Do not include the pictures; repeat the rest of the data exactly.

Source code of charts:
■ ■ ■

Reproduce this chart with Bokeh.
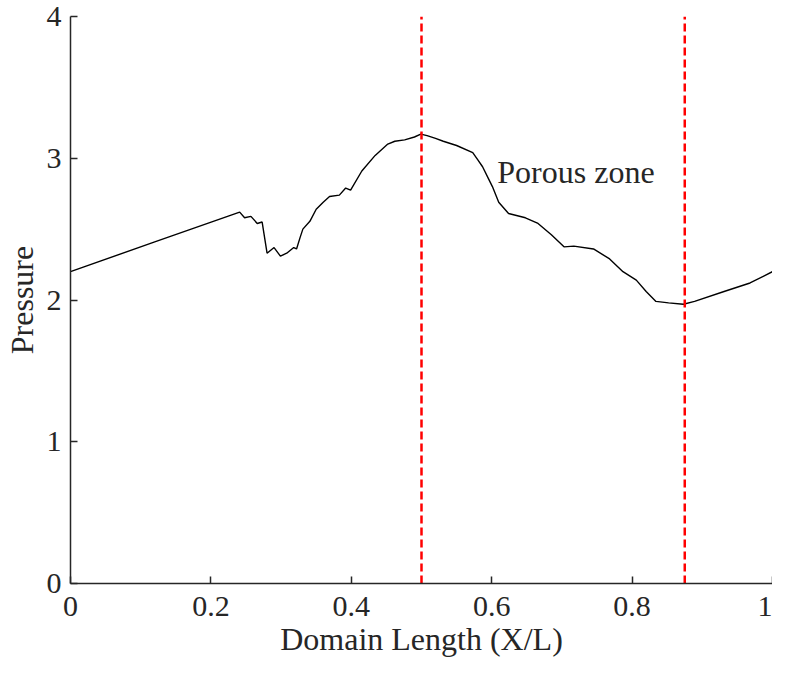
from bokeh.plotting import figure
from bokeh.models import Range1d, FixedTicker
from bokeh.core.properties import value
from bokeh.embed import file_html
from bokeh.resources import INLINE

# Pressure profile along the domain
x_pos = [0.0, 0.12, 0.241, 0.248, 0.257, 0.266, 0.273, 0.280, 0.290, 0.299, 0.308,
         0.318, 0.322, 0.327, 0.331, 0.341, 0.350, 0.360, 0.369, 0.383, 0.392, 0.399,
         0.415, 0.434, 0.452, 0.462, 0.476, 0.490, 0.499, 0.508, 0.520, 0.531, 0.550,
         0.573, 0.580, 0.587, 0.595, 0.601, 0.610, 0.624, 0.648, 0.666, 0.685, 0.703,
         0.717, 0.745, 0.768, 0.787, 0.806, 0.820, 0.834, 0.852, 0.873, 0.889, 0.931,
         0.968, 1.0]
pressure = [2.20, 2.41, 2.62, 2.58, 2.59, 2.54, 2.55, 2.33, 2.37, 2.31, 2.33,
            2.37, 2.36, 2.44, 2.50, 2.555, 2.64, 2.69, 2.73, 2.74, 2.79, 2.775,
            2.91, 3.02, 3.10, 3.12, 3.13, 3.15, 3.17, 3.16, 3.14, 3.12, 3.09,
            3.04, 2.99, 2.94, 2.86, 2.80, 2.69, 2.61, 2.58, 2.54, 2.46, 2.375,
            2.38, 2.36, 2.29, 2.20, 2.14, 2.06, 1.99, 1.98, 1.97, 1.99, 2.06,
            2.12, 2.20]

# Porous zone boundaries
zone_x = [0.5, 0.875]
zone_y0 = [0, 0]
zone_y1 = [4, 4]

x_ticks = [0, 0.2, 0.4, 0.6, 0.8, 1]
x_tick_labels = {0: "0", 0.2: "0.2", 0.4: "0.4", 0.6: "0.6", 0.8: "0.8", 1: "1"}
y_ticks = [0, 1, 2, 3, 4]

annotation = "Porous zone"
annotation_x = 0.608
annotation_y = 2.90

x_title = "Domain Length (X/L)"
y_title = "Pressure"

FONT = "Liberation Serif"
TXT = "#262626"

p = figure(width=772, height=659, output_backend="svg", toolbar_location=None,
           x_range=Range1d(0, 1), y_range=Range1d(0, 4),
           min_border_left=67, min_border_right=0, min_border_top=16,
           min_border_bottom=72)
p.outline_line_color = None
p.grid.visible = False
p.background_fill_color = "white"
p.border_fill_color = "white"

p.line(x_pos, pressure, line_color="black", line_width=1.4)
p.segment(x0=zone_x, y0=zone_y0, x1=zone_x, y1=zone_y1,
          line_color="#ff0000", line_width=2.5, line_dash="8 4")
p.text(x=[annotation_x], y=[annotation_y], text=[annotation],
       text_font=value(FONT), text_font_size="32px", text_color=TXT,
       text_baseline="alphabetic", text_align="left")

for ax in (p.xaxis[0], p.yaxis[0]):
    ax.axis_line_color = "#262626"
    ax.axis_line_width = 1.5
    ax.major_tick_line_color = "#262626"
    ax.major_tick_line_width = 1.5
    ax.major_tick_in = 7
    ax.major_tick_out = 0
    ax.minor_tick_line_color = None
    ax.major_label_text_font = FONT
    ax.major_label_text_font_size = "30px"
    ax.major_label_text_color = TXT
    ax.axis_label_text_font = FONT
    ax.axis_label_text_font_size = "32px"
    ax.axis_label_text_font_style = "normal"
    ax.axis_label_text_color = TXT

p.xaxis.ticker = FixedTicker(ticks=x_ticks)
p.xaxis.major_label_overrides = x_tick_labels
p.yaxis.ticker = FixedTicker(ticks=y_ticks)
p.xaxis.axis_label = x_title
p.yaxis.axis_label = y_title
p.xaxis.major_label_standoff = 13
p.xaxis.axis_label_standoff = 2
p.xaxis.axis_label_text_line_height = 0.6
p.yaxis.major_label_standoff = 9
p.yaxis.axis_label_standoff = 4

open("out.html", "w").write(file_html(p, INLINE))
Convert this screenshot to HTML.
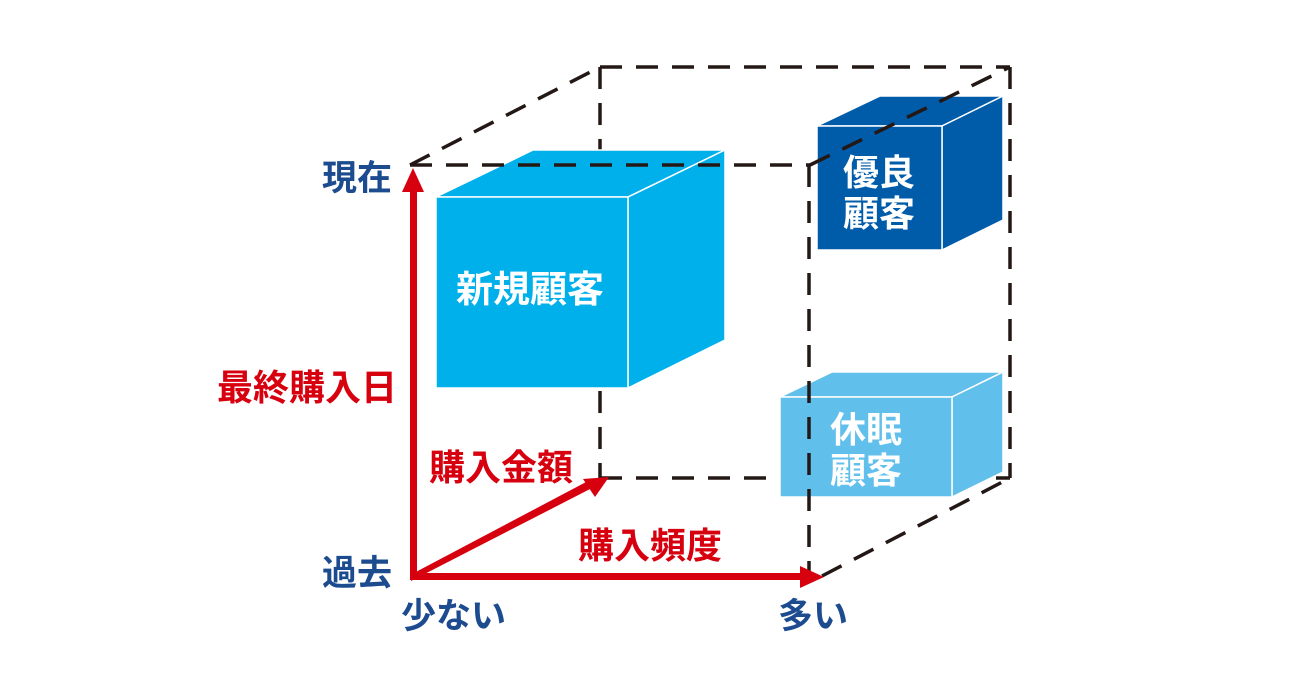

■ ■ ■

Solution to the exercise:
Reproduce this chart with Bokeh.
from bokeh.plotting import figure
from bokeh.models import Range1d, FixedTicker
from bokeh.core.properties import value
from bokeh.embed import file_html
from bokeh.resources import INLINE

# Pressure profile along the domain
x_pos = [0.0, 0.12, 0.241, 0.248, 0.257, 0.266, 0.273, 0.280, 0.290, 0.299, 0.308,
         0.318, 0.322, 0.327, 0.331, 0.341, 0.350, 0.360, 0.369, 0.383, 0.392, 0.399,
         0.415, 0.434, 0.452, 0.462, 0.476, 0.490, 0.499, 0.508, 0.520, 0.531, 0.550,
         0.573, 0.580, 0.587, 0.595, 0.601, 0.610, 0.624, 0.648, 0.666, 0.685, 0.703,
         0.717, 0.745, 0.768, 0.787, 0.806, 0.820, 0.834, 0.852, 0.873, 0.889, 0.931,
         0.968, 1.0]
pressure = [2.20, 2.41, 2.62, 2.58, 2.59, 2.54, 2.55, 2.33, 2.37, 2.31, 2.33,
            2.37, 2.36, 2.44, 2.50, 2.555, 2.64, 2.69, 2.73, 2.74, 2.79, 2.775,
            2.91, 3.02, 3.10, 3.12, 3.13, 3.15, 3.17, 3.16, 3.14, 3.12, 3.09,
            3.04, 2.99, 2.94, 2.86, 2.80, 2.69, 2.61, 2.58, 2.54, 2.46, 2.375,
            2.38, 2.36, 2.29, 2.20, 2.14, 2.06, 1.99, 1.98, 1.97, 1.99, 2.06,
            2.12, 2.20]

# Porous zone boundaries
zone_x = [0.5, 0.875]
zone_y0 = [0, 0]
zone_y1 = [4, 4]

x_ticks = [0, 0.2, 0.4, 0.6, 0.8, 1]
x_tick_labels = {0: "0", 0.2: "0.2", 0.4: "0.4", 0.6: "0.6", 0.8: "0.8", 1: "1"}
y_ticks = [0, 1, 2, 3, 4]

annotation = "Porous zone"
annotation_x = 0.608
annotation_y = 2.90

x_title = "Domain Length (X/L)"
y_title = "Pressure"

FONT = "Liberation Serif"
TXT = "#262626"

p = figure(width=772, height=659, output_backend="svg", toolbar_location=None,
           x_range=Range1d(0, 1), y_range=Range1d(0, 4),
           min_border_left=67, min_border_right=0, min_border_top=16,
           min_border_bottom=72)
p.outline_line_color = None
p.grid.visible = False
p.background_fill_color = "white"
p.border_fill_color = "white"

p.line(x_pos, pressure, line_color="black", line_width=1.4)
p.segment(x0=zone_x, y0=zone_y0, x1=zone_x, y1=zone_y1,
          line_color="#ff0000", line_width=2.5, line_dash="8 4")
p.text(x=[annotation_x], y=[annotation_y], text=[annotation],
       text_font=value(FONT), text_font_size="32px", text_color=TXT,
       text_baseline="alphabetic", text_align="left")

for ax in (p.xaxis[0], p.yaxis[0]):
    ax.axis_line_color = "#262626"
    ax.axis_line_width = 1.5
    ax.major_tick_line_color = "#262626"
    ax.major_tick_line_width = 1.5
    ax.major_tick_in = 7
    ax.major_tick_out = 0
    ax.minor_tick_line_color = None
    ax.major_label_text_font = FONT
    ax.major_label_text_font_size = "30px"
    ax.major_label_text_color = TXT
    ax.axis_label_text_font = FONT
    ax.axis_label_text_font_size = "32px"
    ax.axis_label_text_font_style = "normal"
    ax.axis_label_text_color = TXT

p.xaxis.ticker = FixedTicker(ticks=x_ticks)
p.xaxis.major_label_overrides = x_tick_labels
p.yaxis.ticker = FixedTicker(ticks=y_ticks)
p.xaxis.axis_label = x_title
p.yaxis.axis_label = y_title
p.xaxis.major_label_standoff = 13
p.xaxis.axis_label_standoff = 2
p.xaxis.axis_label_text_line_height = 0.6
p.yaxis.major_label_standoff = 9
p.yaxis.axis_label_standoff = 4

open("out.html", "w").write(file_html(p, INLINE))
Convert this screenshot to HTML.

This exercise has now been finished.